As a community property state, California courts equally divide assets and debts that divorcing couples amassed during the marriage. This process means state laws entitle each party to 50% or half of their marital wealth and liabilities.
On the other hand, anything they owned or acquired outside of the marriage – whether prior to the marriage or post-divorce – is separate property.
However, family circumstances are unique per family. Sometimes, lines blur when an existing prenuptial agreement has specific provisions about considering separate property into community property in case of divorce.
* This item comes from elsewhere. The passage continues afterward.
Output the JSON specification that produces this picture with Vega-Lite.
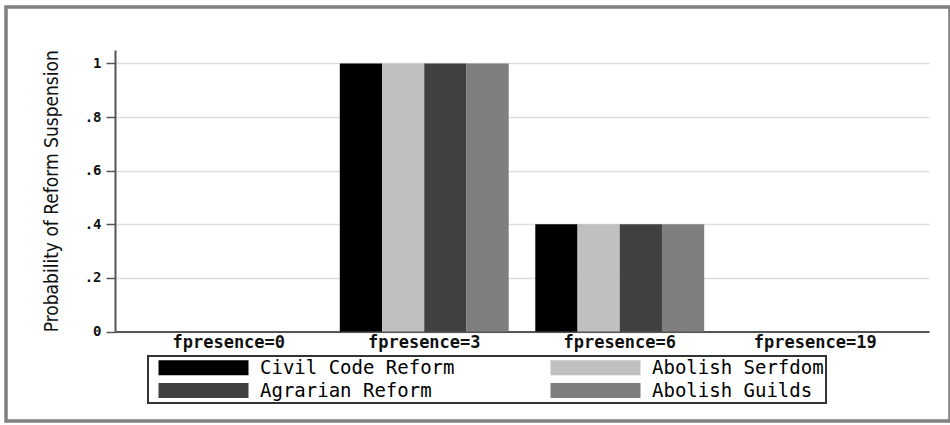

Ways separate property becomes community property
Some properties start as separate property and transform into community property in due course. Some of the ways this can happen are through:
- Commingling: Mixing separate property with community property, such as converting a solo bank account into a joint one by depositing funds
- Transmutation: Changing separate property’s characterization into community property in clear writing and with consent from the spouse whose interest is at stake, such as transferring a title from one party to the other
Things can also become more complex when a party contributes in any way or form to separate property and claim partial ownership.
For example, suppose a party owned a business before the marriage. In that case, it can become community property when the other party invested funds to grow it. Further, real estate received as an inheritance may turn into community property when the other party shelled out money for labor or other means to improve it.
How to keep one’s property
While every divorce is different, parties often wish to keep their property. Their legal counsel can help them build a strong defense. They can work together to prove that the other party did not provide finances, effort or ideas to assert ownership. Doing so can help parties protect their properties that may be valuable to them.